§ **Given task**:
Each line containing the word "this" needs to be copied.

Stored entries
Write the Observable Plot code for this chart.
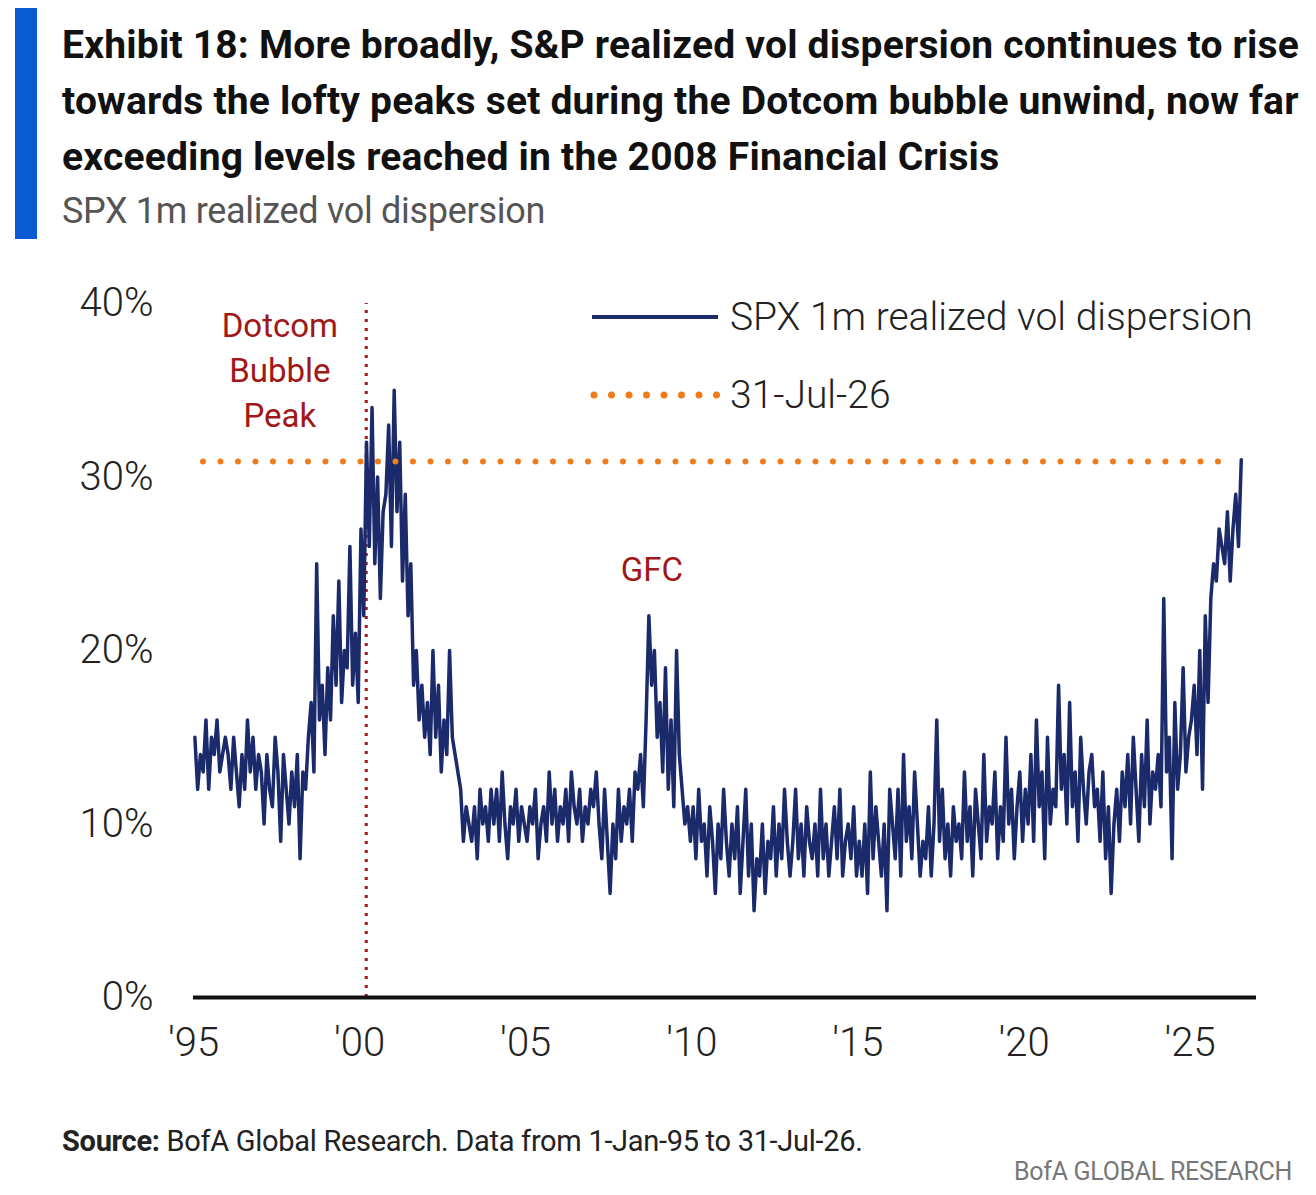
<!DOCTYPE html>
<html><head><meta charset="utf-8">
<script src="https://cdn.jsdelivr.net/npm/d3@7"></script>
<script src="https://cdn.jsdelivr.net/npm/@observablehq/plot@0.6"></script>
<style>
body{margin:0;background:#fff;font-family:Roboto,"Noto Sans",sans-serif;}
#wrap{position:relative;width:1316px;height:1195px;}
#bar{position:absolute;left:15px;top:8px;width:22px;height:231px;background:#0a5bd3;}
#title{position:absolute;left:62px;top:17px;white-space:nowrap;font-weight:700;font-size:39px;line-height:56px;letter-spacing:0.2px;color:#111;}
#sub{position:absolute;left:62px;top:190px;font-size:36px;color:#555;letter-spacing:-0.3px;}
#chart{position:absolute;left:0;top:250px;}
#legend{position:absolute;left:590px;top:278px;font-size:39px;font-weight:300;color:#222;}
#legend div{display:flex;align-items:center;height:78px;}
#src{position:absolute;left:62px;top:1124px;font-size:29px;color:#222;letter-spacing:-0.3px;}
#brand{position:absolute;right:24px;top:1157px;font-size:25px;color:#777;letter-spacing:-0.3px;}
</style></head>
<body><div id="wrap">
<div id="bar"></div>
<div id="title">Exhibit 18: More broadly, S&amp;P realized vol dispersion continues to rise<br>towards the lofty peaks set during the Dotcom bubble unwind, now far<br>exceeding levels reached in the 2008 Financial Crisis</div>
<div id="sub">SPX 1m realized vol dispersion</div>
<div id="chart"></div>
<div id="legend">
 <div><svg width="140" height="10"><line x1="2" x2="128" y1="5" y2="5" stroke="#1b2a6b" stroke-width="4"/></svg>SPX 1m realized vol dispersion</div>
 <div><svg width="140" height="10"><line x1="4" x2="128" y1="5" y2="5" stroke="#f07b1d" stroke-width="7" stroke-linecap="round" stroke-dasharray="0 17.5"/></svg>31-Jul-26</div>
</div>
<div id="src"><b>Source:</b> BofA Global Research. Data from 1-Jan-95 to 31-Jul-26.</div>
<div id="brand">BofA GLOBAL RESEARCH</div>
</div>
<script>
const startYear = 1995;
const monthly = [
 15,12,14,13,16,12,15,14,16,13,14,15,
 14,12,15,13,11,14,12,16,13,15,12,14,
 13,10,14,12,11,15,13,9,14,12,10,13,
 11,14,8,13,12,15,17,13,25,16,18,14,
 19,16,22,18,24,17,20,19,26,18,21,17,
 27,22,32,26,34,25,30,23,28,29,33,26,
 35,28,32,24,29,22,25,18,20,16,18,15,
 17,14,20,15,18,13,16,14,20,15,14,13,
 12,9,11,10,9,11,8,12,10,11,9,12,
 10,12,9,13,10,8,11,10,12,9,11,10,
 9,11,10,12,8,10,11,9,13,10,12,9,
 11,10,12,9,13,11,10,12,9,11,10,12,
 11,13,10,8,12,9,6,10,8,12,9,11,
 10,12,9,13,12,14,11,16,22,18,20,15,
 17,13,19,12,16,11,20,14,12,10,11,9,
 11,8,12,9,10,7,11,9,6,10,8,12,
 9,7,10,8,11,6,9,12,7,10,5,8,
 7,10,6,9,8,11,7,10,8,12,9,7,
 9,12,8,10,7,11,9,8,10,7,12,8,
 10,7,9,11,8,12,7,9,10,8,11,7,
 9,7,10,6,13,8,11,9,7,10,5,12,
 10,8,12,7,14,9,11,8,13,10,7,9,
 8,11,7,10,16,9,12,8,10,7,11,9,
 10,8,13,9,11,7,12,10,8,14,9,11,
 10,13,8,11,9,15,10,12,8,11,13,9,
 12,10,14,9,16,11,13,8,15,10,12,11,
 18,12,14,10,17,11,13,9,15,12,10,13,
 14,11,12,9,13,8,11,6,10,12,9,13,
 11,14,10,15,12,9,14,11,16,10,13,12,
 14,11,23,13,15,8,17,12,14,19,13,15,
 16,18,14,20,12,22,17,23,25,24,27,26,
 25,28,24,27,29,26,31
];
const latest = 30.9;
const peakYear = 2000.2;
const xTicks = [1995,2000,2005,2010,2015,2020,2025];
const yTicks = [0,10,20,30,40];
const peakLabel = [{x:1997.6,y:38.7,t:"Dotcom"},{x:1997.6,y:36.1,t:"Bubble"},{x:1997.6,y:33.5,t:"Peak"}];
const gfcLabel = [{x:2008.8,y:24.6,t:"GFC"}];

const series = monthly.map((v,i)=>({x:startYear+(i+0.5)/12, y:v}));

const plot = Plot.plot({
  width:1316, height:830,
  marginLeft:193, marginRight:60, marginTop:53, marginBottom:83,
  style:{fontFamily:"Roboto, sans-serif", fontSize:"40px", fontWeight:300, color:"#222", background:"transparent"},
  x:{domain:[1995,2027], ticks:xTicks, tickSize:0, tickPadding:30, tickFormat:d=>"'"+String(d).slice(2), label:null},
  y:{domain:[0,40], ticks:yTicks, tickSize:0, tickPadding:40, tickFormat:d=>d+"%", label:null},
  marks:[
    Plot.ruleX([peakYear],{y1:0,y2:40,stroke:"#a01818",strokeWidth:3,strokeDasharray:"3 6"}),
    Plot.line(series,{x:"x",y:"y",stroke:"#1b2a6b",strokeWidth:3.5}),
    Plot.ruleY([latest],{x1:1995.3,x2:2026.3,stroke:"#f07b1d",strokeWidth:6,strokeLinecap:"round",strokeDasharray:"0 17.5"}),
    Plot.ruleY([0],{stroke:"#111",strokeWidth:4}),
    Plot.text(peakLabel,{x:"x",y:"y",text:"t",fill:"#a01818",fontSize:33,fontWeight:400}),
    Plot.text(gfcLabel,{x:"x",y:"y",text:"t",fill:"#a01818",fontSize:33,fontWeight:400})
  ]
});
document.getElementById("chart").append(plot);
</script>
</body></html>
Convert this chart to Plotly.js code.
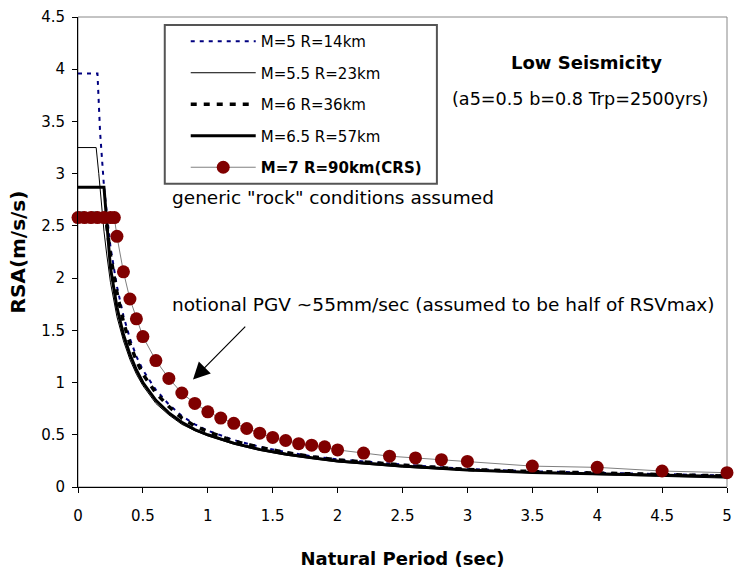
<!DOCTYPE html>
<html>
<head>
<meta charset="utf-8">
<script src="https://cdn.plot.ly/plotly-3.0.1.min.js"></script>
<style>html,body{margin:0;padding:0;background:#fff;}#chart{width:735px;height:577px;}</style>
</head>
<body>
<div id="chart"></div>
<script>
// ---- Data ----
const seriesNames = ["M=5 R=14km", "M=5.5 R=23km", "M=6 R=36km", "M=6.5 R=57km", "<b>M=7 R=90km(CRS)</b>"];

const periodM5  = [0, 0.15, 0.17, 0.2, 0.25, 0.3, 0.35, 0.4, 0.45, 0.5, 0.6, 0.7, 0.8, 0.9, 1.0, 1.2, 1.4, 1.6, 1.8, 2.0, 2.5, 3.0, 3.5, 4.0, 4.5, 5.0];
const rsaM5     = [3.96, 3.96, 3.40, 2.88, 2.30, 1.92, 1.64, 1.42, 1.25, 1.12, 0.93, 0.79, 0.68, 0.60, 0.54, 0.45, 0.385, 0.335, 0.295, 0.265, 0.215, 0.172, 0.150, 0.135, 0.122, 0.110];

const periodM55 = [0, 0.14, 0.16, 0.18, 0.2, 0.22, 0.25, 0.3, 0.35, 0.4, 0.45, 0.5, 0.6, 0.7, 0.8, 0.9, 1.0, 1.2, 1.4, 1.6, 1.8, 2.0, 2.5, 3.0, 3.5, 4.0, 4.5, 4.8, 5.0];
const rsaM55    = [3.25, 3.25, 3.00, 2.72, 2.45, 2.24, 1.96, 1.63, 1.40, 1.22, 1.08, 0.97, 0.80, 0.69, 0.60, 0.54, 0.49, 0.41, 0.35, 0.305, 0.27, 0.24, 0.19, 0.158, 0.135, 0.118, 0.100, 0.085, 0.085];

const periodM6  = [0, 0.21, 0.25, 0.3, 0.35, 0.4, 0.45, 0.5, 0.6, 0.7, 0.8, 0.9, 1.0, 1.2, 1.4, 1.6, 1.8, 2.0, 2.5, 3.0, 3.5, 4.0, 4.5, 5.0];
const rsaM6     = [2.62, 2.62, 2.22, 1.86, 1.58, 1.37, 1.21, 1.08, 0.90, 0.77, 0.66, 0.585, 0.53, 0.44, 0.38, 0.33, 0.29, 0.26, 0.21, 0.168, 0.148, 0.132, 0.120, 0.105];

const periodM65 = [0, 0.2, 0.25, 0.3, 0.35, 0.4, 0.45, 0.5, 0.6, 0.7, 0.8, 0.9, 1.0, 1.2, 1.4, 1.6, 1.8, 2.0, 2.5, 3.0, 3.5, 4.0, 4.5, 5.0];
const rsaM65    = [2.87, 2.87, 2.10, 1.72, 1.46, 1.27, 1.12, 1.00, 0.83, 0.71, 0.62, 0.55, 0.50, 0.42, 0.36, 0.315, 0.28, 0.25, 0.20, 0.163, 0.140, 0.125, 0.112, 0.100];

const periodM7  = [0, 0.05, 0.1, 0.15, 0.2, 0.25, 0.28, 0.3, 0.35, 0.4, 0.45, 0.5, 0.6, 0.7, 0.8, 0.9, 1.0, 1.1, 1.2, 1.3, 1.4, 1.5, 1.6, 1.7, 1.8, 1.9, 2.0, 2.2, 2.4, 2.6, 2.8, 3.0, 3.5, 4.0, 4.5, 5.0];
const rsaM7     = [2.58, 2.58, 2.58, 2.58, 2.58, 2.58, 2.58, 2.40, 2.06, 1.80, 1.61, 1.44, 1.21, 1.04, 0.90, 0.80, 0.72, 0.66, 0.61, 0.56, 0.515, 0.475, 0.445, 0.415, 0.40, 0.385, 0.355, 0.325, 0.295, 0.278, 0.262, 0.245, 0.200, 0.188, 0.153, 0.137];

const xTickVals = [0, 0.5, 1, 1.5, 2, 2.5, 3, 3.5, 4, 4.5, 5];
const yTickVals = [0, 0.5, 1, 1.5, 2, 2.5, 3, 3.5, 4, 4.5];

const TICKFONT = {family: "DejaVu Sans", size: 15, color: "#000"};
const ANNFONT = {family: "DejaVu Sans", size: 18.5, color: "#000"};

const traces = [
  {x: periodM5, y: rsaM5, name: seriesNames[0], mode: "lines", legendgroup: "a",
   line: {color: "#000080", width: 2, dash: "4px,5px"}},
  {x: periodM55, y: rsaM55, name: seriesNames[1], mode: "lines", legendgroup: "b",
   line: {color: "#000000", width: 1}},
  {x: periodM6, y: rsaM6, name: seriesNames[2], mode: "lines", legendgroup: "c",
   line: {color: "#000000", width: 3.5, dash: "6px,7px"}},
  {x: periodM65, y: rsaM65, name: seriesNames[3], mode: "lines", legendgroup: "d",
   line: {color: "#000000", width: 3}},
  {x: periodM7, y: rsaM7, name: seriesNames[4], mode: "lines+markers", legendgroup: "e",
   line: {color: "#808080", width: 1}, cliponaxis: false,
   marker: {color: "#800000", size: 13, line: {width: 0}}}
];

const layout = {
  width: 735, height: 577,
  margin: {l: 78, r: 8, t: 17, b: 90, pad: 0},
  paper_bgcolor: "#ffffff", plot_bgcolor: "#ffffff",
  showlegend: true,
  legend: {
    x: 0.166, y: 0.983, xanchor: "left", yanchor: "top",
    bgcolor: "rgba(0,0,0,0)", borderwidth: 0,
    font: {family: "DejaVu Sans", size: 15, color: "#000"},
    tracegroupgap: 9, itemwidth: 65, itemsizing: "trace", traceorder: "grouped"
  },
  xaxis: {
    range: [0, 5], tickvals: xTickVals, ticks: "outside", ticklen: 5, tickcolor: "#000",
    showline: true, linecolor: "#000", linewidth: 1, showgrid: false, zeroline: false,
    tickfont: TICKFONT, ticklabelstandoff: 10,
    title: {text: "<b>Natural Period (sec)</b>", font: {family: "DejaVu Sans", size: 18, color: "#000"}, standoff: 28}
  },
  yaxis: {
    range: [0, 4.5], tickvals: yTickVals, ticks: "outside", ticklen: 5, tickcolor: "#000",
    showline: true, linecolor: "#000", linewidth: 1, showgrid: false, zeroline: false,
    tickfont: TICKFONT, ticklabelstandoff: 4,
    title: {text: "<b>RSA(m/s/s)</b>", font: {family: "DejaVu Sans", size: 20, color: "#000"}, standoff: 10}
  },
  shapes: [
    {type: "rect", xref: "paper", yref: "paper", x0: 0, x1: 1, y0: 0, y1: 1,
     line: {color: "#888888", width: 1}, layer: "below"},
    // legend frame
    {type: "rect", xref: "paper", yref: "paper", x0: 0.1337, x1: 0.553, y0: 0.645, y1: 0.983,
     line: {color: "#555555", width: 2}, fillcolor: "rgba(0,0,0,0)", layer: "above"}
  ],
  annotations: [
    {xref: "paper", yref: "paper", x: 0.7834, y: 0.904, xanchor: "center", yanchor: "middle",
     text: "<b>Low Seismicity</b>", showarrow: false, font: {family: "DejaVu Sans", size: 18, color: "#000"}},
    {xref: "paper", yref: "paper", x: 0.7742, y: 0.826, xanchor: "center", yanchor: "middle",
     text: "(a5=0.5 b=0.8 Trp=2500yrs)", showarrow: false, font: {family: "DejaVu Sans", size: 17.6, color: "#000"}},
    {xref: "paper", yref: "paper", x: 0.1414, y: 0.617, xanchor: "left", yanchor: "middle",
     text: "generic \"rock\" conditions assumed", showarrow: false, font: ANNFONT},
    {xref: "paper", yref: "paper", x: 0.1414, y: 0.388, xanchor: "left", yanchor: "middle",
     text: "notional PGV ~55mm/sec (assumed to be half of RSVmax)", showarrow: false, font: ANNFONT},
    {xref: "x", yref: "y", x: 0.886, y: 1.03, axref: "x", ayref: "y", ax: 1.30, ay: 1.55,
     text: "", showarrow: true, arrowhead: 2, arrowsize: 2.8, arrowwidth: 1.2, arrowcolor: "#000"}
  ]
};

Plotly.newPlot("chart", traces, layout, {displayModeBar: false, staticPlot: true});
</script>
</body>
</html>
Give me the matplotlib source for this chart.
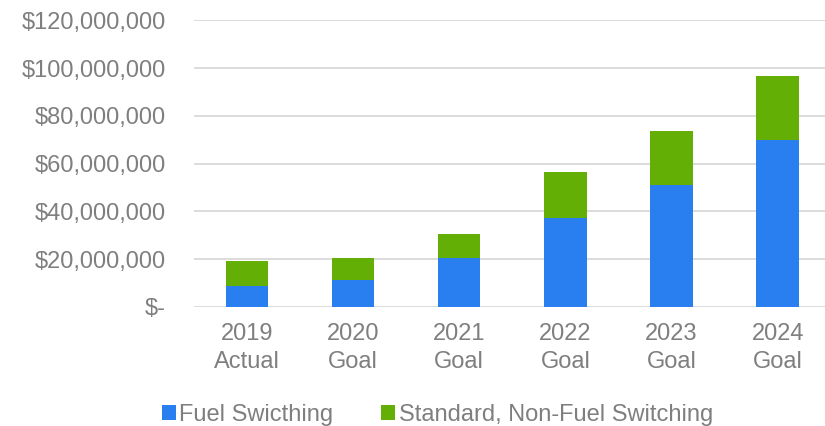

§ **Problem solution**:
Write the Observable Plot code for this chart.
Convert this chart to Plotly.js code.
Give me the matplotlib source for this chart.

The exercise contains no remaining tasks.